Behind the scenes, though, Charlottesville spurred some alt-right groups to change their tactics. The rally had been a major, public display of their racist beliefs, but it did lead to backlash for individual members, along with crackdowns on right-wing activity by social media platforms like Facebook and Twitter. Since 2017, many of these groups have shifted away from broadcasting their activity, or have clung to dedicated online spaces like Parler, Gab, or even Trump’s own sputtering platform Truth Social. “There was a retreat from preannounced public activity with focus turned towards anonymous activism such as podcasts, propaganda distributions, and unannounced flash demonstrations,” Hill says.
This hasn’t slowed the growth of white supremacist ideology, though it has changed it. According to the Southern Poverty Law Center, these groups saw a 55% increase in membership since Trump took office. And it’s not just the organized factions, either. There has been a growing number of white nationalists carrying out violent and deadly attacks without direct ties to a particular organization. They have largely been driven by the “great replacement” conspiracy that posits that people of color are seeking to replace and overtake white people in America — a theory that was present at the Unite the Right rally and has since been mainstreamed by the likes of Tucker Carlson and others in the conservative media ecosystem.

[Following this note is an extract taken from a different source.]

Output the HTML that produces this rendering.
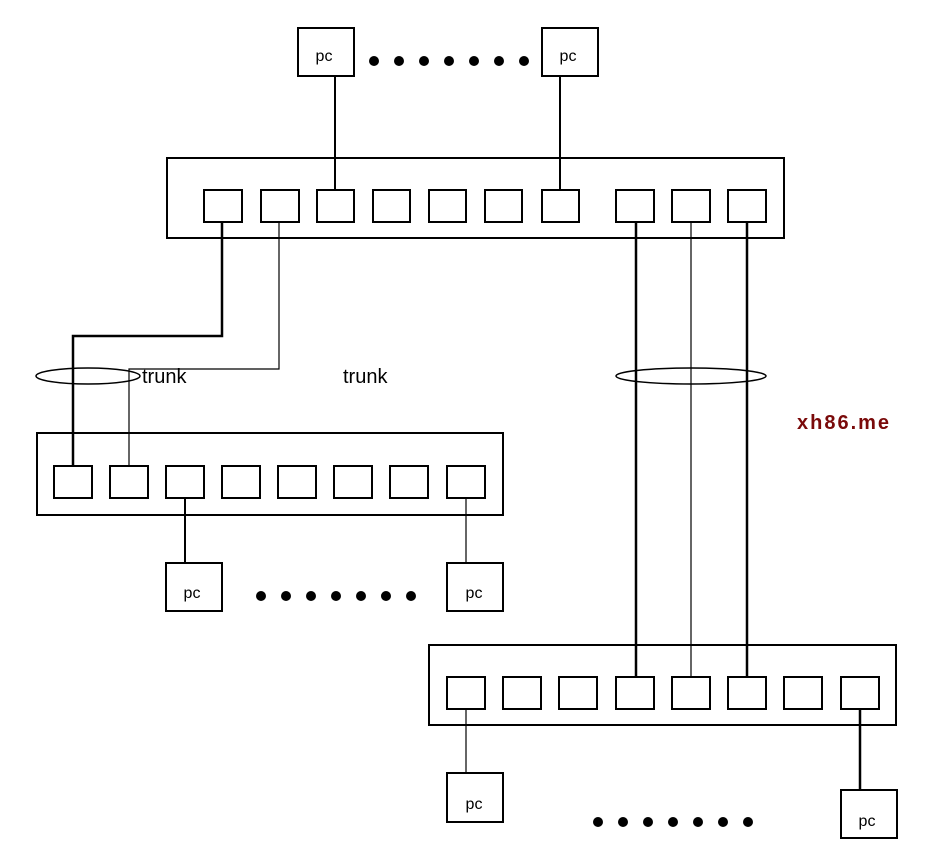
<!DOCTYPE html>
<html><head><style>body{margin:0;background:#fff}svg{display:block}</style></head>
<body>
<svg width="925" height="861" xmlns="http://www.w3.org/2000/svg" font-family="Liberation Sans, sans-serif">
<g fill="none" stroke="#000">
<rect x="298" y="28" width="56" height="48" stroke-width="2"/>
<rect x="542" y="28" width="56" height="48" stroke-width="2"/>
<rect x="167" y="158" width="617" height="80" stroke-width="2"/>
<g stroke-width="2">
<rect x="204" y="190" width="38" height="32"/><rect x="261" y="190" width="38" height="32"/>
<rect x="317" y="190" width="37" height="32"/><rect x="373" y="190" width="37" height="32"/>
<rect x="429" y="190" width="37" height="32"/><rect x="485" y="190" width="37" height="32"/>
<rect x="542" y="190" width="37" height="32"/><rect x="616" y="190" width="38" height="32"/>
<rect x="672" y="190" width="38" height="32"/><rect x="728" y="190" width="38" height="32"/>
</g>
<line x1="335" y1="76" x2="335" y2="190" stroke-width="2"/>
<line x1="560" y1="76" x2="560" y2="190" stroke-width="2"/>
<polyline points="222,222 222,336 73,336 73,466" stroke-width="2.5"/>
<polyline points="279,222 279,369 129,369 129,466" stroke-width="1.2"/>
<ellipse cx="88" cy="376" rx="52" ry="8" stroke-width="1.5"/>
<line x1="636" y1="222" x2="636" y2="677" stroke-width="2.5"/>
<line x1="691" y1="222" x2="691" y2="677" stroke-width="1.2"/>
<line x1="747" y1="222" x2="747" y2="677" stroke-width="2.5"/>
<ellipse cx="691" cy="376" rx="75" ry="8" stroke-width="1.5"/>
<rect x="37" y="433" width="466" height="82" stroke-width="2"/>
<g stroke-width="2">
<rect x="54" y="466" width="38" height="32"/><rect x="110" y="466" width="38" height="32"/>
<rect x="166" y="466" width="38" height="32"/><rect x="222" y="466" width="38" height="32"/>
<rect x="278" y="466" width="38" height="32"/><rect x="334" y="466" width="38" height="32"/>
<rect x="390" y="466" width="38" height="32"/><rect x="447" y="466" width="38" height="32"/>
</g>
<line x1="185" y1="498" x2="185" y2="563" stroke-width="2"/>
<line x1="466" y1="498" x2="466" y2="563" stroke-width="1.2"/>
<rect x="166" y="563" width="56" height="48" stroke-width="2"/>
<rect x="447" y="563" width="56" height="48" stroke-width="2"/>
<rect x="429" y="645" width="467" height="80" stroke-width="2"/>
<g stroke-width="2">
<rect x="447" y="677" width="38" height="32"/><rect x="503" y="677" width="38" height="32"/>
<rect x="559" y="677" width="38" height="32"/><rect x="616" y="677" width="38" height="32"/>
<rect x="672" y="677" width="38" height="32"/><rect x="728" y="677" width="38" height="32"/>
<rect x="784" y="677" width="38" height="32"/><rect x="841" y="677" width="38" height="32"/>
</g>
<line x1="466" y1="709" x2="466" y2="773" stroke-width="1.2"/>
<line x1="860" y1="709" x2="860" y2="790" stroke-width="2.5"/>
<rect x="447" y="773" width="56" height="49" stroke-width="2"/>
<rect x="841" y="790" width="56" height="48" stroke-width="2"/>
</g>
<g fill="#000">
<circle cx="374" cy="61" r="5"/><circle cx="399" cy="61" r="5"/><circle cx="424" cy="61" r="5"/><circle cx="449" cy="61" r="5"/><circle cx="474" cy="61" r="5"/><circle cx="499" cy="61" r="5"/><circle cx="524" cy="61" r="5"/>
<circle cx="261" cy="596" r="5"/><circle cx="286" cy="596" r="5"/><circle cx="311" cy="596" r="5"/><circle cx="336" cy="596" r="5"/><circle cx="361" cy="596" r="5"/><circle cx="386" cy="596" r="5"/><circle cx="411" cy="596" r="5"/>
<circle cx="598" cy="822" r="5"/><circle cx="623" cy="822" r="5"/><circle cx="648" cy="822" r="5"/><circle cx="673" cy="822" r="5"/><circle cx="698" cy="822" r="5"/><circle cx="723" cy="822" r="5"/><circle cx="748" cy="822" r="5"/>
</g>
<g font-size="16" text-anchor="middle" fill="#000">
<text x="324" y="61">pc</text><text x="568" y="61">pc</text>
<text x="192" y="598">pc</text><text x="474" y="598">pc</text>
<text x="474" y="809">pc</text><text x="867" y="826">pc</text>
</g>
<text x="142" y="383" font-size="20">trunk</text>
<text x="343" y="383" font-size="20">trunk</text>
<text x="797" y="429" font-size="20" font-weight="bold" letter-spacing="2" fill="#7a0a0a">xh86.me</text>
</svg>
</body></html>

The far-right has evolved considerably since Charlottesville, which served as a test run for the mainstreaming of white supremacy and fascism. It was mostly a success: Racism and nationalism factor more overtly into American politics than ever before, even as individuals of the movement have somewhat retreated from the public eye. But make no mistake. These groups have not disappeared, and their ideologies have not dissipated. They have simply grown in new ways, radicalizing people through conspiracy and draping their beliefs in a more digestible nationalism. They aren’t on the streets chanting “Jews will not replace us,” but they are finding more and more people who find resonance in that messaging, and a political party that is still beholden to one person who won’t reject those ideas.